Oh Christmas Tree, Oh Christmas Tree...


Mom and Dad recently settled a battle of wills. Mom had been asking Dad to take our (fake) Christmas tree up to the attic since Christmas. For whatever reason (laziness) he didn't. So to prove her point she decorated the Christmas tree with Easter eggs because, well, the tree was still in our living room on Easter Sunday. A few days later, he took the tree down and into the attic it went.

Intro/Welcome

I've been told by my "friends" on Facebook to consolidate my status updates that contain conversations between my mother and I into a blog. Typically these updates begin with "Mom to Me" hence the name of my blog.

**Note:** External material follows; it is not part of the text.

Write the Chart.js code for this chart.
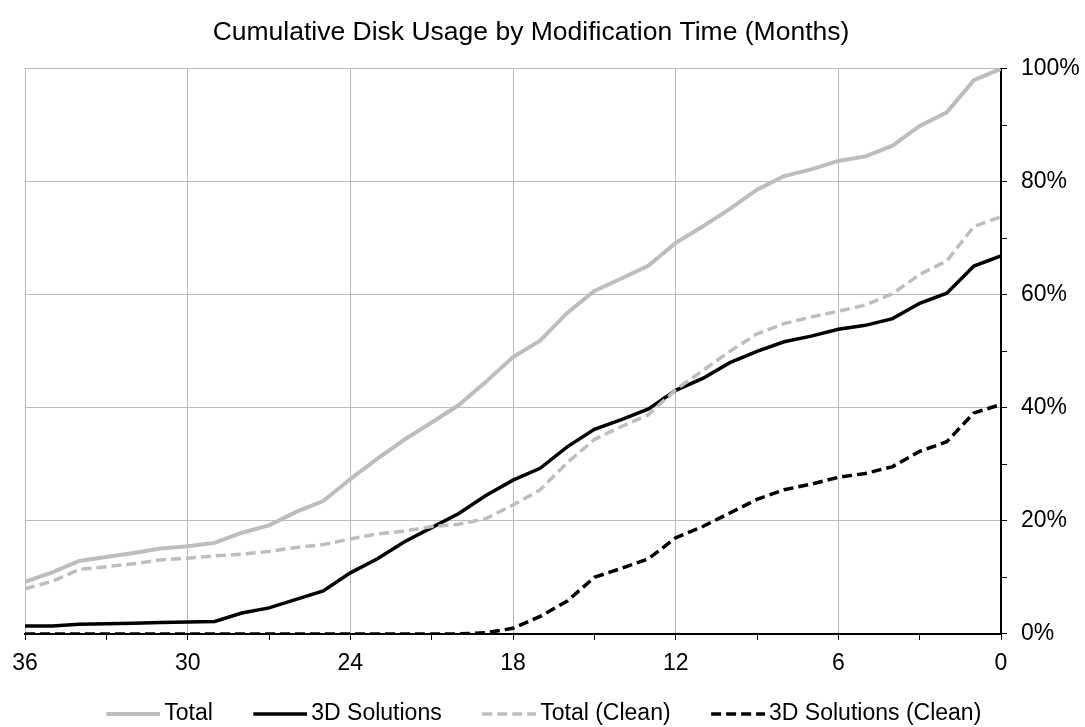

So why are my Facebook status updates so intriguing and blogworthy? Well, they're not really. However, my mother is a darn funny woman as is my father and the reason why they're so funny is because they don't know they're funny. I think anyone with a crazy family can relate. My mother walks my father through American Idol, celebrity news and anything else that comes up while they're watching TV in the den. What I overhear is sometimes too amazing not to share. Other times my mother will say things to me that blow my mind (like how I am stupid because I lost out on my shot to marry Prince William since he's probably going to marry that "broad" Kate Middleton).

I should also note that I am a 28-almost-29-year old woman who moved back home with Mom, Dad, Brother and Dogs. By default, my life is.....(fill in the blank).